# start of Data lines

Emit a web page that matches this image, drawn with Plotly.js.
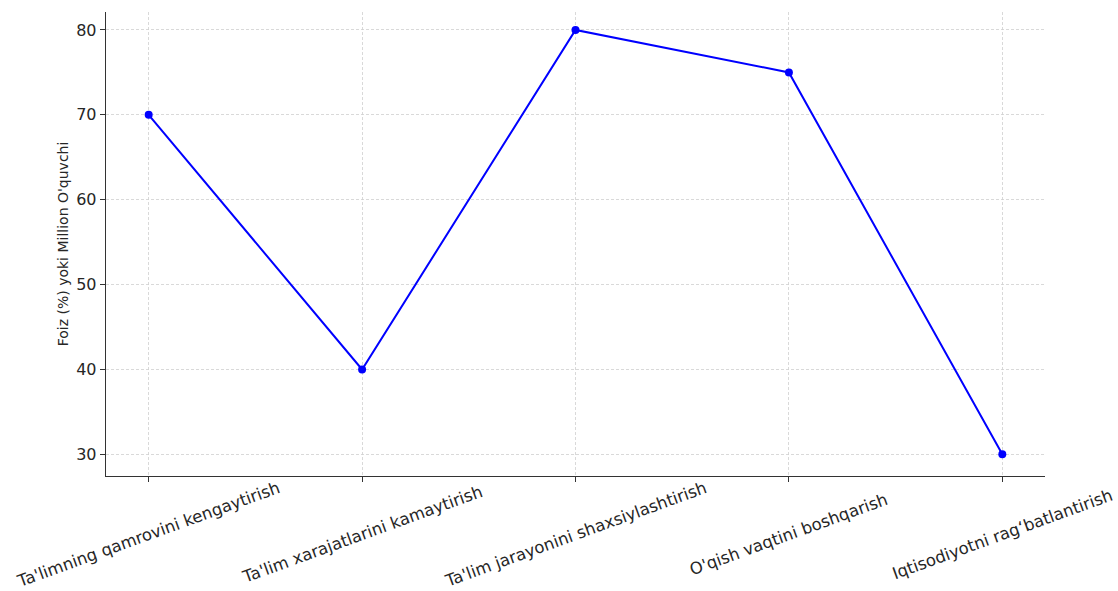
<!DOCTYPE html>
<html>
<head>
<meta charset="utf-8">
<script src="https://cdn.plot.ly/plotly-3.0.1.min.js"></script>
<style>html,body{margin:0;padding:0;background:#fff;}#chart{width:1118px;height:591px;}</style>
</head>
<body>
<div id="chart"></div>
<script>
const categories = [
  "Ta'limning qamrovini kengaytirish",
  "Ta'lim xarajatlarini kamaytirish",
  "Ta'lim jarayonini shaxsiylashtirish",
  "O'qish vaqtini boshqarish",
  "Iqtisodiyotni rag\u2018batlantirish"
];
const values = [70, 40, 80, 75, 30];
const yTicks = [30, 40, 50, 60, 70, 80];
const yTitle = "Foiz (%) yoki Million O'quvchi";

const xIdx = categories.map((_, i) => i);
const txt = '#262626';

const trace = {
  x: xIdx,
  y: values,
  type: 'scatter',
  mode: 'lines+markers',
  line: {color: '#0000ff', width: 2},
  marker: {color: '#0000ff', size: 8},
  hoverinfo: 'skip'
};

const annotations = categories.map((c, i) => ({
  x: i, xref: 'x',
  y: -0.126, yref: 'paper',
  text: c,
  showarrow: false,
  textangle: -20,
  xanchor: 'center', yanchor: 'middle',
  font: {family: 'DejaVu Sans', size: 16.5, color: txt}
}));

const layout = {
  width: 1118, height: 591,
  margin: {l: 106, r: 73, t: 12, b: 115},
  paper_bgcolor: '#fff', plot_bgcolor: '#fff',
  showlegend: false,
  font: {family: 'DejaVu Sans', size: 14, color: txt},
  annotations: annotations,
  xaxis: {
    range: [-0.2, 4.2],
    tickvals: xIdx,
    showticklabels: false,
    showgrid: true, gridcolor: '#cfcfcf', griddash: '3px,2px', gridwidth: 0.8,
    zeroline: false,
    showline: true, linecolor: '#333333', linewidth: 1.3,
    ticks: 'outside', ticklen: 5, tickcolor: '#333333', tickwidth: 1,
  },
  yaxis: {
    range: [27.45, 82.12],
    tickvals: yTicks,
    showgrid: true, gridcolor: '#cfcfcf', griddash: '3px,2px', gridwidth: 0.8,
    zeroline: false,
    showline: true, linecolor: '#333333', linewidth: 1.3,
    ticks: 'outside', ticklen: 5, tickcolor: '#333333', tickwidth: 1,
    tickfont: {family: 'DejaVu Sans', size: 16, color: txt},
    title: {text: yTitle, font: {family: 'DejaVu Sans', size: 14, color: txt}, standoff: 4}
  }
};

Plotly.newPlot('chart', [trace], layout, {displayModeBar: false, staticPlot: true});
</script>
</body>
</html>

# end of Data lines

Work to be completed =
Go through the listing above and write it out again exactly, dropping the pictures.

Exercise solution =
Emit a web page that matches this image, drawn with Plotly.js.
<!DOCTYPE html>
<html>
<head>
<meta charset="utf-8">
<script src="https://cdn.plot.ly/plotly-3.0.1.min.js"></script>
<style>html,body{margin:0;padding:0;background:#fff;}#chart{width:1118px;height:591px;}</style>
</head>
<body>
<div id="chart"></div>
<script>
const categories = [
  "Ta'limning qamrovini kengaytirish",
  "Ta'lim xarajatlarini kamaytirish",
  "Ta'lim jarayonini shaxsiylashtirish",
  "O'qish vaqtini boshqarish",
  "Iqtisodiyotni rag\u2018batlantirish"
];
const values = [70, 40, 80, 75, 30];
const yTicks = [30, 40, 50, 60, 70, 80];
const yTitle = "Foiz (%) yoki Million O'quvchi";

const xIdx = categories.map((_, i) => i);
const txt = '#262626';

const trace = {
  x: xIdx,
  y: values,
  type: 'scatter',
  mode: 'lines+markers',
  line: {color: '#0000ff', width: 2},
  marker: {color: '#0000ff', size: 8},
  hoverinfo: 'skip'
};

const annotations = categories.map((c, i) => ({
  x: i, xref: 'x',
  y: -0.126, yref: 'paper',
  text: c,
  showarrow: false,
  textangle: -20,
  xanchor: 'center', yanchor: 'middle',
  font: {family: 'DejaVu Sans', size: 16.5, color: txt}
}));

const layout = {
  width: 1118, height: 591,
  margin: {l: 106, r: 73, t: 12, b: 115},
  paper_bgcolor: '#fff', plot_bgcolor: '#fff',
  showlegend: false,
  font: {family: 'DejaVu Sans', size: 14, color: txt},
  annotations: annotations,
  xaxis: {
    range: [-0.2, 4.2],
    tickvals: xIdx,
    showticklabels: false,
    showgrid: true, gridcolor: '#cfcfcf', griddash: '3px,2px', gridwidth: 0.8,
    zeroline: false,
    showline: true, linecolor: '#333333', linewidth: 1.3,
    ticks: 'outside', ticklen: 5, tickcolor: '#333333', tickwidth: 1,
  },
  yaxis: {
    range: [27.45, 82.12],
    tickvals: yTicks,
    showgrid: true, gridcolor: '#cfcfcf', griddash: '3px,2px', gridwidth: 0.8,
    zeroline: false,
    showline: true, linecolor: '#333333', linewidth: 1.3,
    ticks: 'outside', ticklen: 5, tickcolor: '#333333', tickwidth: 1,
    tickfont: {family: 'DejaVu Sans', size: 16, color: txt},
    title: {text: yTitle, font: {family: 'DejaVu Sans', size: 14, color: txt}, standoff: 4}
  }
};

Plotly.newPlot('chart', [trace], layout, {displayModeBar: false, staticPlot: true});
</script>
</body>
</html>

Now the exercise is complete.